Zum internationalen Tag des bedrohten Anwalts am 24. Januar haben Juristenvereinigungen in mehreren Städten der Türkei Erklärungen abgegeben. Im Istanbuler Stadtteil Levent versammelten sich Mitglieder des Vereins progressiver Juristen (Çağdaş Hukukçular Derneği, ÇHD), der Juristen für Demokratie (Demokrasi için Hukukçular, DİH) und der Freiheitlichen Juristenvereinigung (Özgürlük için Hukukçular Derneği, ÖHD) vor dem pakistanischen Generalkonsulat zu einer Kundgebung. Den Anwältinnen und Anwälten in Pakistan ist der diesjährige weltweite Aktionstag gewidmet.

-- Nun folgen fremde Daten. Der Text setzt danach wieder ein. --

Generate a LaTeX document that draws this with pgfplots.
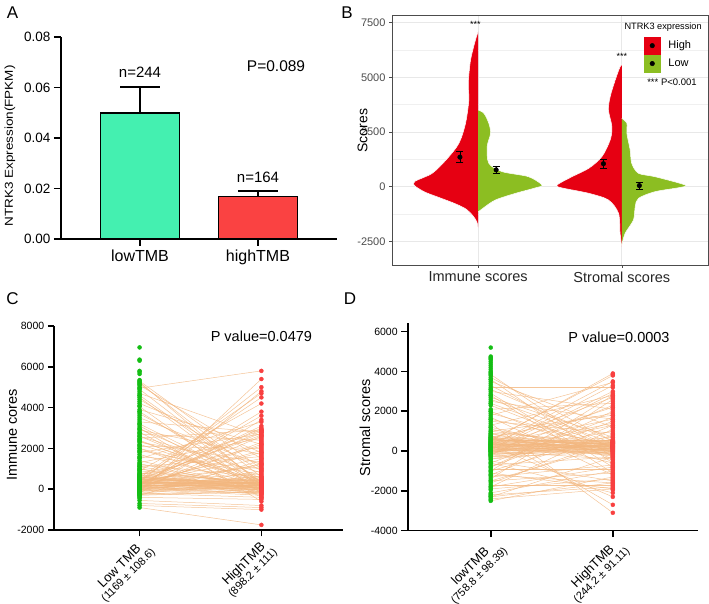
\documentclass[border=0pt]{standalone}
\usepackage{fontspec}
\setmainfont{Liberation Sans}
\usepackage{pgfplots}
\usepackage{pgfplotstable}
\pgfplotsset{compat=1.18}
\pgfkeys{/pgf/number format/assume math mode=true}

\definecolor{barGreen}{RGB}{68,240,176}
\definecolor{barRed}{RGB}{250,66,66}
\definecolor{vRed}{RGB}{230,0,18}
\definecolor{vGreen}{RGB}{140,190,34}
\definecolor{dotGreen}{RGB}{20,190,20}
\definecolor{dotRed}{RGB}{248,64,64}
\definecolor{pairLine}{RGB}{242,182,126}

\newcommand\fs[2]{\fontsize{#1}{#2}\selectfont}

% panel C: paired low/high TMB immune scores
\pgfplotstableread{
lo hi
4950 5800
5250 200
5200 600
5100 1500
4900 300
4700 2600
4500 100
4400 900
4200 1800
4050 -200
3900 2200
3700 500
3500 1200
3300 2800
3100 0
2950 400
2900 1700
2800 -400
2700 2400
2600 800
2500 2900
2400 100
2300 1300
2200 300
2100 2000
2000 -100
1900 700
1800 2700
1700 200
1600 1000
1500 3300
1400 0
1300 2500
1200 600
1100 1600
1000 150
900 4200
800 350
700 2100
600 50
550 4700
500 250
450 1100
400 -50
350 5000
300 450
250 1900
200 100
150 3800
100 300
50 2300
0 -300
-50 4800
-100 200
-150 5400
-200 3400
-250 0
-300 1400
-400 -500
-550 -800
-700 -900
-800 -1000
-900 -1750
300 3000
200 2850
450 4500
100 650
350 150
250 -150
150 500
400 750
500 -250
50 400
600 250
0 2600
350 1500
1250 0
2350 350
-100 900
700 50
5300 1000
3000 -600
450 2750
250 1200
0 100
50 250
100 0
150 350
200 200
250 50
300 300
350 -100
400 150
450 400
500 100
550 300
600 -50
650 200
50 -200
-50 50
-100 350
-150 100
-200 250
-250 -150
0 450
100 550
200 -50
300 100
400 500
500 300
600 150
700 400
800 0
900 250
150 -250
250 600
350 350
450 50
550 -200
0 150
-300 -100
-200 -400
1000 -150
1100 200
2000 450
2600 150
3200 250
3800 100
4600 350
250 3100
100 2200
300 1800
500 2650
-50 1250
200 3600
700 2900
}\pairsC
\pgfplotstableread{
y
6950
6350
6300
5800
5750
5650
5350
5150
5000
4800
4600
4300
4100
3800
3600
3400
3200
2750
2450
2150
1850
1550
1150
950
750
650
-350
-450
}\extraLoC
\pgfplotstableread{
y
2950
2880
2820
2780
2650
2550
2450
2350
2250
2150
2050
1950
1850
1750
1650
1550
1450
1350
1250
1150
1050
950
850
550
-350
-450
}\extraHiC

% panel D: paired low/high TMB stromal scores
\pgfplotstableread{
lo hi
3850 -300
3700 500
3500 1200
3300 100
3200 3200
3000 2100
2900 -800
2700 700
2500 1600
2300 -100
2100 2400
1900 200
1700 -1200
1500 900
1300 2800
1100 0
900 -600
700 1900
600 300
500 3900
450 100
400 2700
350 -200
300 400
250 3500
200 50
150 1400
100 250
50 3000
0 -400
-50 350
-100 1000
-150 150
-200 2300
-300 -50
-400 600
-500 -1500
-600 1700
-700 -300
-800 2000
-900 -900
-1000 800
-1100 -1900
-1200 1300
-1300 -700
-1400 2600
-1500 -1100
-1600 500
-1700 -1700
-1800 1100
-1900 -1400
-2100 -1000
-2200 -1800
-2300 -1600
-2400 -1900
-2500 -1300
300 -2300
800 -2700
1400 -3100
550 3800
200 450
100 -150
350 200
600 0
0 300
450 -250
250 550
-250 150
150 700
700 -50
2600 400
1800 3450
-1000 2800
1000 1800
0 100
50 250
100 400
150 0
200 300
250 150
300 500
350 50
400 250
450 400
500 200
550 550
600 100
650 350
700 200
100 -100
-50 450
-100 200
-150 0
-200 350
0 550
200 -100
300 200
400 0
500 450
650 -150
750 300
850 100
900 450
1000 250
-300 400
-400 100
1200 -200
1600 300
2000 -400
2400 200
2800 -1100
3100 500
3600 -600
-2300 -300
-1800 -800
-1500 300
-1200 -1600
-600 -2100
350 1600
200 2200
0 1300
-200 2900
100 3300
-800 1500
}\pairsD
\pgfplotstableread{
y
5200
4750
4700
4650
4600
4500
4400
4300
4200
4100
4000
3950
3900
3800
3600
3400
3100
2800
2400
2000
1600
1200
800
-1950
-2150
-2250
-2450
}\extraLoD
\pgfplotstableread{
y
3850
2750
2650
2500
2200
1800
1500
1200
850
-450
-550
-650
-750
-850
-950
-1150
-1250
-1350
-1450
-1550
-1650
-1750
-1850
-1950
}\extraHiD

\begin{document}
\begin{tikzpicture}[x=1pt,y=1pt]
\useasboundingbox (0,0) rectangle (709,604);

\node[font=\fs{17}{19}] at (12.5,591.5) {A};
\node[font=\fs{17}{19}] at (347,591.5) {B};
\node[font=\fs{17}{19}] at (12.5,305) {C};
\node[font=\fs{17}{19}] at (350,305) {D};

% ---------------- A: bar chart
\begin{axis}[
  at={(61pt,365pt)}, anchor=south west, scale only axis,
  width=276pt, height=202pt,
  xmin=0.33, xmax=2.67, ymin=0, ymax=0.08,
  axis x line=bottom, axis y line=left,
  axis line style={line width=1.6pt,-},
  tick align=outside, major tick length=7pt,
  tick style={line width=1.6pt,black},
  xtick={1,2}, xticklabels={lowTMB,highTMB},
  ytick={0,0.02,0.04,0.06,0.08},
  scaled y ticks=false,
  yticklabel style={/pgf/number format/fixed,/pgf/number format/fixed zerofill,
    /pgf/number format/precision=2},
  xticklabel style={font=\fs{16}{18}},
  yticklabel style={font=\fs{13.5}{15}},
  ylabel={\scalebox{1}[0.85]{NTRK3 Expression(FPKM)}},
  ylabel style={at={(axis description cs:-0.185,0.46)},anchor=center,font=\fs{13.5}{15}},
  clip=false,
]
\addplot[ybar, bar width=0.67, bar shift=0pt, fill=barGreen, draw=black, line width=1.8pt,
  error bars/.cd, y dir=plus, y explicit, error mark=|,
  error bar style={line width=1.8pt,black},
  error mark options={mark size=20pt,line width=1.8pt,black}]
  coordinates {(1,0.0500) += (0,0.0101)};
\addplot[ybar, bar width=0.67, bar shift=0pt, fill=barRed, draw=black, line width=1.8pt,
  error bars/.cd, y dir=plus, y explicit, error mark=|,
  error bar style={line width=1.8pt,black},
  error mark options={mark size=20pt,line width=1.8pt,black}]
  coordinates {(2,0.0168) += (0,0.0022)};
\node[font=\fs{15}{17}] at (axis cs:1,0.0661) {n=244};
\node[font=\fs{15}{17}] at (axis cs:2,0.02455) {n=164};
\node[font=\fs{15.5}{17}] at (axis cs:2.153,0.0685) {P=0.089};
\end{axis}

% ---------------- B: split violins
\begin{axis}[
  at={(392pt,339pt)}, anchor=south west, scale only axis,
  width=316pt, height=250pt,
  xmin=0.4, xmax=2.6, ymin=-3580, ymax=7850,
  axis line style={black!70,line width=0.6pt},
  xtick={1,2}, xticklabels={Immune scores,Stromal scores},
  ytick={-2500,0,2500,5000,7500},
  minor ytick={-1250,1250,3750,6250},
  grid=both,
  major grid style={black!9,line width=0.8pt},
  minor grid style={black!6,line width=0.4pt},
  tick align=outside, major tick length=3pt, minor tick length=0pt,
  tick style={black!70,line width=0.5pt},
  xtick pos=bottom, ytick pos=left,
  scaled y ticks=false,
  yticklabel style={/pgf/number format/1000 sep={},font=\fs{11}{13},text=black!70},
  xticklabel style={font=\fs{14.5}{16},text=black!85},
  ylabel={Scores},
  ylabel style={at={(axis description cs:-0.093,0.537)},anchor=center,font=\fs{14}{16}},
  legend style={at={(0.797,0.913)},anchor=north west,draw=none,fill=none,
    font=\fs{11}{13},inner sep=0pt,row sep=0.5pt,
    nodes={inner sep=1pt},
    /tikz/every odd column/.append style={column sep=7pt}},
  legend cell align=left,
]
% Immune, high (left half)
\addplot[fill=vRed, draw=white, line width=0.5pt, smooth, forget plot] coordinates {
  (1,-1888) (0.99,-1600) (0.96,-1300) (0.91,-1000) (0.83,-750) (0.73,-500)
  (0.63,-250) (0.565,0) (0.553,78) (0.56,250) (0.68,612) (0.78,1250)
  (0.866,1983) (0.912,2897) (0.935,3962) (0.931,4725) (0.947,5790)
  (0.981,6705) (1,7084)};
% Immune, low (right half)
\addplot[fill=vGreen, draw=white, line width=0.5pt, smooth, forget plot] coordinates {
  (1,-1157) (1.03,-1000) (1.12,-608) (1.26,-303) (1.40,-50) (1.444,78)
  (1.35,457) (1.167,686) (1.074,1069) (1.0625,1828) (1.086,2440)
  (1.074,2897) (1.04,3354) (1,3506)};
% Stromal, high (left half)
\addplot[fill=vRed, draw=white, line width=0.5pt, smooth, forget plot] coordinates {
  (2,-2742) (1.988,-2130) (1.977,-1216) (1.907,-608) (1.77,-302)
  (1.58,-50) (1.549,78) (1.653,457) (1.77,841) (1.861,1371) (1.919,2134)
  (1.931,2742) (1.907,3506) (1.919,4114) (1.954,4876) (1.988,5485) (2,5562)};
% Stromal, low (right half)
\addplot[fill=vGreen, draw=white, line width=0.5pt, smooth, forget plot] coordinates {
  (2,-2665) (2.023,-2130) (2.081,-1522) (2.093,-914) (2.116,-531)
  (2.231,-228) (2.40,-40) (2.44,78) (2.231,457) (2.116,612) (2.069,1069)
  (2.058,1677) (2.035,2438) (2.035,2897) (2,3125)};
% means with error bars
\addplot[only marks, mark=*, mark size=2.3pt, black, forget plot,
  error bars/.cd, y dir=both, y explicit, error mark=|,
  error bar style={black,line width=0.6pt},
  error mark options={mark size=3.5pt,black,line width=0.6pt}]
  coordinates {(0.873,1350) +- (0,250) (1.125,770) +- (0,150)
               (1.872,1050) +- (0,205) (2.122,50) +- (0,150)};
\addlegendimage{legend image code/.code={
  \fill[vRed] (0pt,-8.5pt) rectangle (16pt,8.5pt);
  \fill[black] (8pt,0pt) circle (2.3pt);}}
\addlegendentry{High}
\addlegendimage{legend image code/.code={
  \fill[vGreen] (0pt,-8.5pt) rectangle (16pt,8.5pt);
  \fill[black] (8pt,0pt) circle (2.3pt);}}
\addlegendentry{Low}
\node[font=\fs{9}{10}] at (axis cs:0.98,7436) {***};
\node[font=\fs{9}{10}] at (axis cs:2,5973) {***};
\node[font=\fs{9.2}{10}] at (axis description cs:0.858,0.952) {NTRK3 expression};
\node[font=\fs{9.5}{10}] at (axis description cs:0.886,0.732) {*** P<0.001};
\end{axis}

% ---------------- C: immune paired plot
\begin{axis}[
  at={(54.3pt,74pt)}, anchor=south west, scale only axis,
  width=288.7pt, height=204pt,
  xmin=0.30, xmax=2.67, ymin=-2000, ymax=8000,
  axis x line=bottom, axis y line=left,
  axis line style={line width=1.6pt,-},
  tick align=outside, major tick length=6.5pt,
  tick style={line width=1.6pt,black},
  xtick={1,2},
  xticklabels={{\fs{13}{16}Low TMB\\\fs{11}{16}(1169 ± 108.6)},
               {\fs{13}{16}HighTMB\\\fs{11}{16}(898.2 ± 111)}},
  xticklabel style={xshift=12pt,yshift=-7pt,rotate=45,anchor=east,align=center},
  ytick={-2000,0,2000,4000,6000,8000},
  scaled y ticks=false,
  yticklabel style={/pgf/number format/1000 sep={},font=\fs{10.5}{12}},
  ylabel={Immune cores},
  ylabel style={at={(axis description cs:-0.147,0.466)},anchor=center,font=\fs{14.5}{16}},
  clip=false,
]
\addplot[pairLine, line width=0.5pt, opacity=0.8, no marks,
  quiver={u=1,v=\thisrow{hi}-\thisrow{lo}}]
  table[x expr=1, y=lo] {\pairsC};
\addplot[only marks, mark=*, mark size=2pt, dotGreen] table[x expr=1, y=lo] {\pairsC};
\addplot[only marks, mark=*, mark size=2pt, dotGreen] table[x expr=1, y=y] {\extraLoC};
\addplot[only marks, mark=*, mark size=2pt, dotRed] table[x expr=2, y=hi] {\pairsC};
\addplot[only marks, mark=*, mark size=2pt, dotRed] table[x expr=2, y=y] {\extraHiC};
\node[font=\fs{14.5}{16}] at (axis cs:2.0,7475) {P value=0.0479};
\end{axis}

% ---------------- D: stromal paired plot
\begin{axis}[
  at={(407.7pt,73.3pt)}, anchor=south west, scale only axis,
  width=290.6pt, height=208pt,
  xmin=0.32, xmax=2.70, ymin=-4000, ymax=6450,
  axis x line=bottom, axis y line=left,
  axis line style={line width=1.6pt,-},
  tick align=outside, major tick length=6.5pt,
  tick style={line width=1.6pt,black},
  xtick={1,2},
  xticklabels={{\fs{13}{16}lowTMB\\\fs{11}{16}(758.8 ± 98.39)},
               {\fs{13}{16}HighTMB\\\fs{11}{16}(244.2 ± 91.11)}},
  xticklabel style={xshift=13pt,yshift=-5pt,rotate=45,anchor=east,align=center},
  ytick={-4000,-2000,0,2000,4000,6000},
  scaled y ticks=false,
  yticklabel style={/pgf/number format/1000 sep={},font=\fs{10.5}{12}},
  ylabel={Stromal scores},
  ylabel style={at={(axis description cs:-0.147,0.494)},anchor=center,font=\fs{14.5}{16}},
  clip=false,
]
\addplot[pairLine, line width=0.5pt, opacity=0.8, no marks,
  quiver={u=1,v=\thisrow{hi}-\thisrow{lo}}]
  table[x expr=1, y=lo] {\pairsD};
\addplot[only marks, mark=*, mark size=2pt, dotGreen] table[x expr=1, y=lo] {\pairsD};
\addplot[only marks, mark=*, mark size=2pt, dotGreen] table[x expr=1, y=y] {\extraLoD};
\addplot[only marks, mark=*, mark size=2pt, dotRed] table[x expr=2, y=hi] {\pairsD};
\addplot[only marks, mark=*, mark size=2pt, dotRed] table[x expr=2, y=y] {\extraHiD};
\node[font=\fs{14.5}{16}] at (axis cs:2.05,5734) {P value=0.0003};
\end{axis}
\end{tikzpicture}
\end{document}
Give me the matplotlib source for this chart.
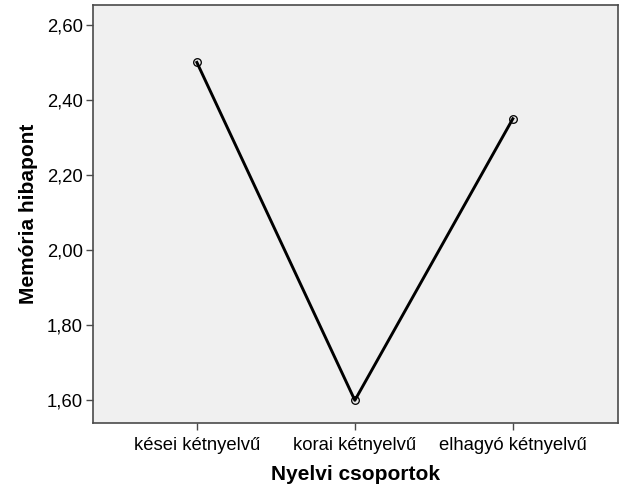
import matplotlib
matplotlib.use("Agg")
import matplotlib.pyplot as plt
from matplotlib.ticker import FuncFormatter

plt.rcParams["font.family"] = ["Liberation Sans", "DejaVu Sans"]

# group means
groups = ["kései kétnyelvű", "korai kétnyelvű", "elhagyó kétnyelvű"]
means = [2.50, 1.60, 2.35]
y_ticks = [1.60, 1.80, 2.00, 2.20, 2.40, 2.60]

fig = plt.figure(figsize=(6.26, 5.01), dpi=100)
ax = fig.add_axes([0.148, 0.156, 0.839, 0.834])
ax.set_facecolor("#f0f0f0")

x = list(range(len(groups)))
# markers under the line, like the SPSS output
ax.plot(x, means, linestyle="none", marker="o", markersize=5.5,
        markerfacecolor="#e8e8e8", markeredgecolor="black",
        markeredgewidth=0.9, zorder=2)
ax.plot(x, means, color="black", linewidth=2.1, zorder=3)

ax.set_xlim(-0.66, 2.665)
ax.set_ylim(1.54, 2.653)
ax.set_xticks(x)
ax.set_xticklabels(groups)
ax.set_yticks(y_ticks)
ax.yaxis.set_major_formatter(FuncFormatter(lambda v, p: f"{v:.2f}".replace(".", ",")))

for s in ax.spines.values():
    s.set_color("#4a4a4a")
    s.set_linewidth(1.2)
ax.tick_params(axis="both", colors="#4a4a4a", labelcolor="black",
               length=5, width=1.0, labelsize=13.3)
ax.tick_params(axis="x", pad=5)
ax.tick_params(axis="y", pad=2)

ax.set_xlabel("Nyelvi csoportok", fontsize=15, fontweight="bold", labelpad=8)
ax.set_ylabel("Memória hibapont", fontsize=15, fontweight="bold", labelpad=6)

fig.savefig("out.png", dpi=100)
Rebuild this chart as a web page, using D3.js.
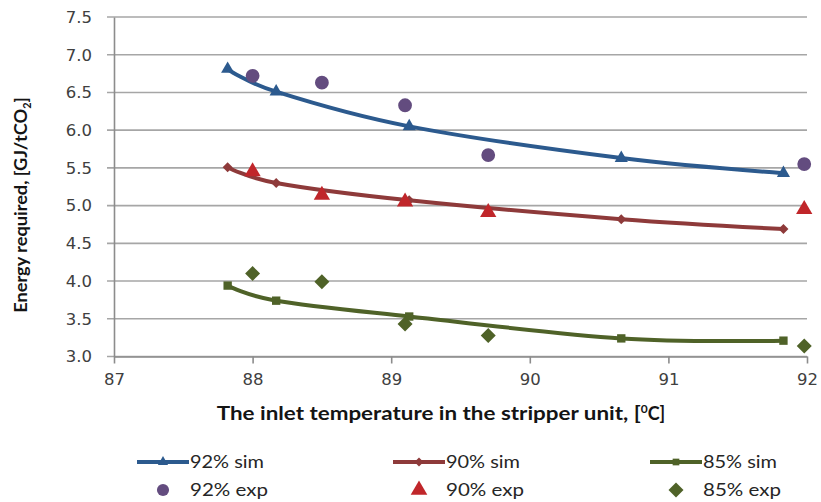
<!DOCTYPE html>
<html>
<head>
<meta charset="utf-8">
<script src="https://cdn.jsdelivr.net/npm/d3@7"></script>
<style>
  html, body { margin: 0; padding: 0; background: #fff; }
  svg { display: block; }
</style>
</head>
<body>
<svg id="chart" width="821" height="502"></svg>
<script>
// Inlet temperature (°C) of the simulated runs and of the experiments
const simTemps = [87.82, 88.17, 89.13, 90.66, 91.83];
const expTemps = [88.0, 88.5, 89.1, 89.7, 91.98];

// Energy required, GJ/tCO2
const sim92 = [6.81, 6.51, 6.05, 5.63, 5.43];
const sim90 = [5.51, 5.30, 5.07, 4.82, 4.69];
const sim85 = [3.94, 3.74, 3.53, 3.24, 3.21];
const exp92 = [6.72, 6.63, 6.33, 5.67, 5.55];
const exp90 = [5.45, 5.14, 5.05, 4.91, 4.95];
const exp85 = [4.10, 3.99, 3.43, 3.28, 3.14];

const xTicks = [87, 88, 89, 90, 91, 92];
const yTicks = [3.0, 3.5, 4.0, 4.5, 5.0, 5.5, 6.0, 6.5, 7.0, 7.5];

const svg = d3.select("#chart");
const x = d3.scaleLinear().domain([87, 92]).range([114, 807]);
const y = d3.scaleLinear().domain([3, 7.5]).range([356.5, 17]);

const gridCol = "#a6a6a6";
const axisCol = "#8c8c8c";
const tickFont = "'DejaVu Sans', Verdana, sans-serif";
const labelFont = "Lato, 'Open Sans', sans-serif";

// horizontal gridlines, extending left as the y ticks
svg.append("g").selectAll("line").data(yTicks).join("line")
  .attr("x1", 107).attr("x2", 807)
  .attr("y1", d => y(d)).attr("y2", d => y(d))
  .attr("stroke", gridCol).attr("stroke-width", 1.6);

// y axis
const yAxis = svg.append("g").attr("transform", "translate(114,0)")
  .call(d3.axisLeft(y).tickValues(yTicks).tickFormat(d3.format(".1f")).tickSize(0).tickPadding(22));
yAxis.select(".domain").attr("stroke", axisCol).attr("stroke-width", 1.6);
yAxis.selectAll("text").attr("font-family", tickFont).attr("font-size", 16.5).attr("fill", "#404040");

// x axis
const xAxis = svg.append("g").attr("transform", `translate(0,${y(3)})`)
  .call(d3.axisBottom(x).tickValues(xTicks).tickFormat(d3.format("d")).tickSize(7).tickSizeOuter(0).tickPadding(10));
xAxis.select(".domain").attr("stroke", axisCol).attr("stroke-width", 1.6);
xAxis.selectAll(".tick line").attr("stroke", axisCol).attr("stroke-width", 1.6);
xAxis.selectAll("text").attr("font-family", tickFont).attr("font-size", 16.5).attr("fill", "#404040");

// axis titles
svg.append("text")
  .attr("transform", "translate(27,205) rotate(-90)")
  .attr("text-anchor", "middle")
  .attr("font-family", labelFont).attr("font-weight", 700).attr("font-size", 16.5)
  .attr("fill", "#141414")
  .call(t => {
    t.append("tspan").attr("textLength", 204).attr("lengthAdjust", "spacingAndGlyphs").text("Energy required, [GJ/tCO");
    t.append("tspan").attr("font-size", 11).attr("dy", 4).text("2");
    t.append("tspan").attr("dy", -4).text("]");
  });

svg.append("text")
  .attr("x", 441).attr("y", 420)
  .attr("text-anchor", "middle")
  .attr("font-family", labelFont).attr("font-weight", 700).attr("font-size", 18)
  .attr("fill", "#141414")
  .call(t => {
    t.append("tspan").attr("textLength", 424).attr("lengthAdjust", "spacingAndGlyphs").text("The inlet temperature in the stripper unit, [");
    t.append("tspan").attr("font-size", 12).attr("dy", -7).text("0");
    t.append("tspan").attr("dy", 7).text("C]");
  });

// marker shapes
const sym = (type, area) => d3.symbol().type(type).size(area)();
const diamond = (w) => `M0,${-w/2}L${w/2},0L0,${w/2}L${-w/2},0Z`;

const series = [
  { name: "92% sim", vals: sim92, color: "#2c5a8e", marker: () => sym(d3.symbolTriangle, 75) },
  { name: "90% sim", vals: sim90, color: "#8e3a3a", marker: () => diamond(10) },
  { name: "85% sim", vals: sim85, color: "#4f6228", marker: () => sym(d3.symbolSquare, 70) }
];
const points = [
  { name: "92% exp", vals: exp92, color: "#634c7f", marker: () => sym(d3.symbolCircle, 150) },
  { name: "90% exp", vals: exp90, color: "#c0262a", marker: () => sym(d3.symbolTriangle, 115) },
  { name: "85% exp", vals: exp85, color: "#4f6228", marker: () => diamond(15) }
];

const line = d3.line().x(d => x(d[0])).y(d => y(d[1])).curve(d3.curveCardinal.tension(0));

series.forEach(s => {
  const pts = simTemps.map((t, i) => [t, s.vals[i]]);
  svg.append("path").datum(pts).attr("d", line)
    .attr("fill", "none").attr("stroke", s.color).attr("stroke-width", 4)
    .attr("stroke-linecap", "round");
  svg.append("g").selectAll("path").data(pts).join("path")
    .attr("transform", d => `translate(${x(d[0])},${y(d[1])})`)
    .attr("d", s.marker()).attr("fill", s.color);
});

points.forEach(p => {
  const pts = expTemps.map((t, i) => [t, p.vals[i]]);
  svg.append("g").selectAll("path").data(pts).join("path")
    .attr("transform", d => `translate(${x(d[0])},${y(d[1])})`)
    .attr("d", p.marker()).attr("fill", p.color);
});

// legend
const legX = [137, 393, 650];
series.forEach((s, i) => {
  const g = svg.append("g").attr("transform", `translate(${legX[i]},462)`);
  g.append("line").attr("x1", 0).attr("x2", 52).attr("y1", 0).attr("y2", 0)
    .attr("stroke", s.color).attr("stroke-width", 4);
  g.append("path").attr("transform", "translate(26,0)")
    .attr("d", i === 1 ? diamond(9) : sym(i === 0 ? d3.symbolTriangle : d3.symbolSquare, 45))
    .attr("fill", s.color);
  g.append("text").attr("x", 53).attr("y", 6)
    .attr("font-family", labelFont).attr("font-size", 18).attr("fill", "#262626")
    .attr("textLength", 74).attr("lengthAdjust", "spacingAndGlyphs")
    .text(s.name);
});
points.forEach((p, i) => {
  const g = svg.append("g").attr("transform", `translate(${legX[i]},490)`);
  g.append("path").attr("transform", "translate(26,0)")
    .attr("d", i === 0 ? sym(d3.symbolCircle, 115) : i === 1 ? sym(d3.symbolTriangle, 120) : diamond(15))
    .attr("fill", p.color);
  g.append("text").attr("x", 53).attr("y", 6)
    .attr("font-family", labelFont).attr("font-size", 18).attr("fill", "#262626")
    .attr("textLength", 78).attr("lengthAdjust", "spacingAndGlyphs")
    .text(p.name);
});
</script>
</body>
</html>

Die Teilnehmer*innen der Kundgebung trugen Fotos des im November 2015 in Amed (Diyarbakir) ermordeten Anwaltskammerpräsidenten Tahir Elçi sowie von in der Türkei inhaftierten Kolleginnen und Kollegen. Auf einem Transparent wurde darauf aufmerksam gemacht, dass seit 2014 in Pakistan 86 Anwältinnen und Anwälte ermordet worden sind. Oğuzhan Topalkara vom ÇHD verlas eine gemeinsame Petition internationaler Juristenvereinigungen zur Situation in Pakistan und wies darauf hin, dass der 24. Januar im vergangenen Jahr den Anwälten in der Türkei gewidmet war. Die Kundgebung endete mit der Forderung nach Schutzmaßnahmen für die Rechtsanwälte in Pakistan.

Internationaler Tag des bedrohten Anwalts

Der Tag des bedrohten Anwalts geht zurück auf den 24. Januar 1977 bei dem vier Gewerkschaftsanwälte und ein Mitarbeiter in ihrem Büro in Madrid, Spanien, wegen der Ausübung ihrer rechtsanwaltlichen Tätigkeit ermordet wurden. Während einer der Mörder, der im Kontakt zu rechtsextremen Parteien und Organisationen stand, gefasst wurde und eine Haftstrafe von 15 Jahren erhielt, konnten die anderen beiden Täter ins Ausland fliehen. Einer der Täter setzte sich nach Brasilien ab, während der dritte Täter später in Bolivien wegen Drogenschmuggels inhaftiert wurde.

Erstmals wurde der Tag des bedrohten Anwalts im Jahr 2009 begangen und findet 2020 zum zehnten Mal statt. In den letzten Jahren konzentrierte sich der Tag des bedrohten Anwalts auf die Länder China, Kolumbien, Ägypten, Honduras, Iran, Philippinen, Spanien/Baskenland und auf die Türkei.

Mit dem Tag soll das Bewusstsein dafür geschärft werden, dass Anwältinnen und Anwälte während ihrer Berufsausübung belästigt, unter Druck gesetzt, bedroht, verfolgt, gefoltert, zum Schweigen gebracht und ermordet werden. Es soll eine Diskussion über mögliche Schutzmaßnahmen angestoßen werden.

Die Situation in Pakistan

In den letzten Jahrzehnten wurden Anwältinnen und Anwälte in Pakistan bei der Ausübung ihrer beruflichen Pflichten massenhaft Terrorakten, Mord, Mordversuchen, Angriffen, (Todes-)Drohungen, Verachtungsverfahren, Belästigungen und Einschüchterungen ausgesetzt. Sie wurden inhaftiert oder gefoltert. In einigen Fällen weiteten sich die Übergriffe auch auf die Familienmitglieder bereits ermordeter Anwälte aus, die ebenfalls Opfer gewaltsamer Überfälle wurden. Zum Teil wird Rechtsanwälten das Berufsverbot angedroht oder sie werden von Ermittlungsbeamten überfallen. Christliche Anwälte oder Mitglieder muslimischer Minderheitengruppen wurden angegriffen oder mit dem Tod bedroht. 

Der berüchtigtste Angriff auf Anwälte in Pakistan ereignete sich am 8. August 2016, als Terroristen das Regierungskrankenhaus von Quetta mit einem Selbstmordanschlag und Schüssen überfielen, bei dem 56 Anwälte ums Leben kamen. Jedes Jahr wird weiterhin eine alarmierende Zahl von Anwälten während und wegen ihrer Tätigkeit umgebracht.

Die Täter dieser Anschläge waren nicht nur Terroristen und religiöse Fanatiker, sondern auch Mitglieder des Polizeiapparates. Es existieren Berichte, wonach einige Morde von Rechtsanwälten regierungsfreundlichen Milizen zugerechnet werden.